AP Photo/Michael Dwyer

Before Sunday’s game, the Red Sox were forced to make a flurry of roster moves. In 1 day, they lost their backup catcher, Ryan Hannigan, to neck inflammation and their 3rd string catcher/starting left fielder, Blake Swihart, to a sprained foot/ankle that could cost him the remainder of the 2016 season and even worse, will remove him from any trade conversations. Those two injuries force the Red Sox to tap into some organizational depth by bringing up C Sandy Leon and OF Rusney Castillo. The Red Sox also optioned RHP Noe Ramirez to AAA and called up RHP Heath Hembree.

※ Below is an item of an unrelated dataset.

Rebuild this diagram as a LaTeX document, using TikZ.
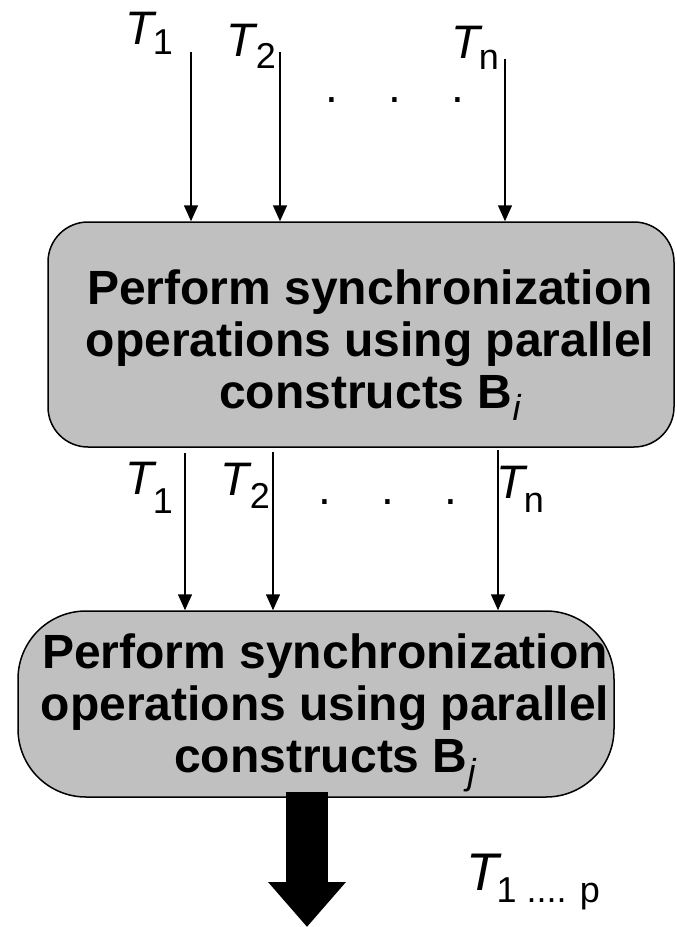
\documentclass[tikz,border=0pt]{standalone}
\usepackage{fontspec}
\setmainfont{Liberation Sans}
\usetikzlibrary{arrows.meta}
\definecolor{boxgray}{RGB}{192,192,192}
\newcommand\tlab[4][47]{{\fontsize{#1}{#1}\selectfont\itshape T}\kern#3\raisebox{-#4}{\fontsize{36}{36}\selectfont #2}}
\newcommand\subit[1]{\raisebox{-12pt}{\fontsize{36}{36}\selectfont\mdseries\itshape #1}}
\begin{document}
\begin{tikzpicture}[x=1pt,y=-1pt,
  procbox/.style={draw=black,line width=1.5pt,fill=boxgray,inner sep=0pt},
  proctext/.style={align=center,inner sep=0pt,font=\fontsize{48}{52}\selectfont\bfseries},
  tl/.style={anchor=base west,inner sep=0pt},
  dots/.style={anchor=base,inner sep=0pt,font=\fontsize{46}{46}\selectfont},
  arr/.style={line width=1.5pt,-{Triangle[width=14pt,length=16pt]}},
  bigarr/.style={line width=42pt,-{Triangle[width=75pt,length=45pt]}}]
\useasboundingbox (0,0) rectangle (677,927);
% boxes
\node[procbox,rounded corners=40pt,minimum width=626pt,minimum height=225pt] (b1) at (361,334.5) {};
\node[proctext,anchor=base] (b1t) at (370,408) {Perform synchronization\\operations using parallel\\constructs B\subit{i}};
\node[procbox,rounded corners=68pt,minimum width=596pt,minimum height=186pt] (b2) at (316,704) {};
\node[proctext,anchor=base] (b2t) at (325,772) {Perform synchronization\\operations using parallel\\constructs B\subit{j}};
% top inputs
\coordinate (s1) at (191,52);
\coordinate (s2) at (280,52);
\coordinate (s3) at (505,59);
\draw[arr] (s1) -- (s1 |- b1.north);
\draw[arr] (s2) -- (s2 |- b1.north);
\draw[arr] (s3) -- (s3 |- b1.north);
\node[tl] (lt1) at (125,44) {\tlab{1}{-1pt}{10pt}};
\node[tl] (lt2) at (226,56) {\tlab{2}{1pt}{12pt}};
\node[tl] (lt3) at (451,58) {\tlab{n}{-1pt}{11pt}};
\node[dots] (dt) at (395,102) {.\hspace{50pt}.\hspace{50pt}.};
% middle
\coordinate (m1) at (185,453);
\coordinate (m2) at (273,452);
\coordinate (m3) at (498,450);
\draw[arr] (m1) -- (m1 |- b2.north);
\draw[arr] (m2) -- (m2 |- b2.north);
\draw[arr] (m3) -- (m3 |- b2.north);
\node[tl] (lm1) at (125,494) {\tlab{1}{-1pt}{19pt}};
\node[tl] (lm2) at (220,495) {\tlab{2}{1pt}{13pt}};
\node[tl] (lm3) at (496,498) {\tlab{n}{-1pt}{14pt}};
\node[dots] (dm) at (388,504) {.\hspace{50pt}.\hspace{50pt}.};
% output
\coordinate (bs) at (307,792);
\coordinate (bt) at (307,927);
\draw[bigarr] (bs) -- (bt);
\node[tl] (lo) at (466,890) {\tlab[53]{1 .... p}{-2pt}{12pt}};
\end{tikzpicture}
\end{document}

Although neither Hannigan’s nor Swihart’s absence is devastating for the Red Sox, the injuries come at a time when the team is struggling against divisional opponents and has seen their division lead disappear. The Red Sox are 4-6 in their last 10 games (1-4 in June), all against divisional opponents (Baltimore Orioles and Toronto Blue Jays). They are now in a virtual tie with the Orioles for 1st place in the AL East, with the surging Blue Jays (8-2 in their last 10) just 2.5 games back. The divisional race is likely to be tight all year because no AL East team has great pitching, hitting and defense, each has at least 1 major flaw.

Through almost 1/3 of the season, the Red Sox are just 14-15 against the AL East, but 19-9 against all other opponents, many of whom are under .500 for the season (Oakland Athletics, Colorado Rockies, Houston Astros, and Atlanta Braves). If you want to look at the positive, the Red Sox are taking care of business beating the teams they definitely should be beating, but that’s not enough. In order for the Red Sox to make the playoffs and contend in 2016, they have to beat divisional opponents.

It’s really simple. The Red Sox play their 4 divisional foes 19 times a piece, totaling 76 games in the division (47% of their schedule). If the Red Sox finish with a .500 record in the division, 38-38, then they need to go 52-34 (.605 winning percentage) against non-divisional opponents just to reach 90 wins, which may not be enough to make the playoffs. That’s a significant task for a team with an era of 4.38, ranking them 12th out of 15 AL teams. As good as the Red Sox offense can be, they will live or die by their pitching staff come September when the playoff push is in full force.